Steve Benét was a driving force in the early years of
S4N
, along with other Yale men. The magazine—four by six inches for most of its life span—would be published for five years, and its roster included Benét, e. e. cummings, Jean Toomer, poet Ramon Guthrie, Malcolm Cowley, and Thornton Wilder, among other young writers. Three of Thornton's three-minute playlets appeared in the pages of
S4N—Proserpina and the Devil (A Play for Marionettes)
in January 1920;
The Death of the Centaur: A Footnote to Ibsen
in April 1920; and
And the Sea Shall Give Up Its Dead
in January–February 1923—and he and Fitts discussed the possibility of a book-length publication of Thornton's playlets and fiction.

Thornton was writing prolifically at Yale despite the heavy course load he carried. He also participated actively in campus life. Since his first year at Yale he had been an active member of the Elizabethan Club. He was also elected a member of Alpha Delta Phi, one of the oldest junior fraternities at Yale, founded in 1836; and Chi Delta Theta, founded in 1821 as a literary society whose members were seniors and often involved in the
Yale Literary Magazine
. He served on the
Lit
staff, and was elected to the Pundits, an acknowledged group of class wits, serving in 1920 as secretary.
17
Thornton and Amos would not approach their father's status as a big man on the Yale campus, however.

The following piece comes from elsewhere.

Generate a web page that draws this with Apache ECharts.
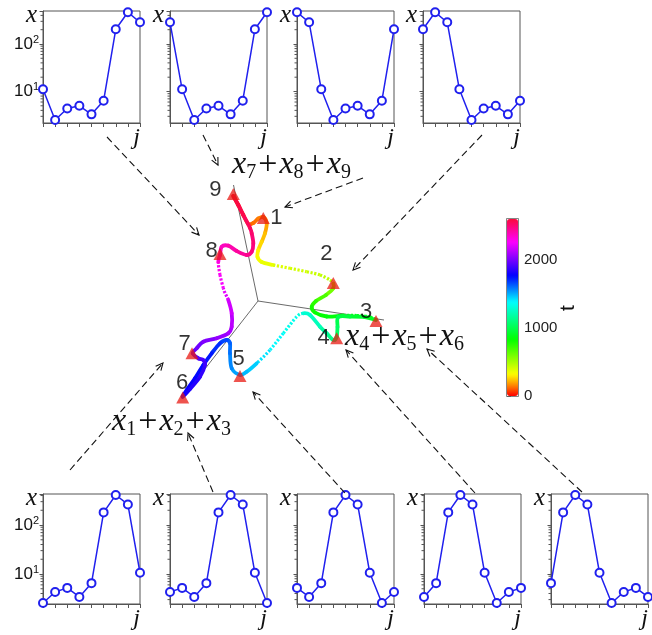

Amos Parker Wilder had been elected to that pinnacle of undergraduate achievement, the secret, elitist Skull and Bones, an enigmatic presence at Yale since 1832. But Thornton followed the trail of his keen interests, and in his senior year, when his classmates voted for superlatives, although he did not win, he received votes as “Most Scholarly,” “Most Brilliant” (an honor won by his former Chefoo schoolmate and Yale classmate, Henry Luce), “Most Original,” and “Most Entertaining.”

 

“WHEN I
graduated from Yale College in 1920 my father was faced with the problem of what to do with me,” Thornton wrote decades later in an unpublished semiautobiographical manuscript titled “SS
Independenza
.” His father may have had doubts, Thornton recalled, but he himself knew exactly what he wanted to do: write. Dr. Wilder despaired that Thornton would ever be able to earn a living in any profession, much less as a writer. While Dr. Wilder and his wife did not doubt their son's literary gifts, they thought that the only steady, income-producing profession realistically open to Thornton was teaching, and even this was not very promising. Thornton believed that his father's deeper concern had to do with his character: “I had been constantly reminded that I lacked concentration and perseverance,” he wrote. “I was a woolgatherer. I was a dilettante.”
18
To make matters worse, his father had warned Thornton that he feared that Amos would turn out to be “commonplace” and Thornton, “wayward.”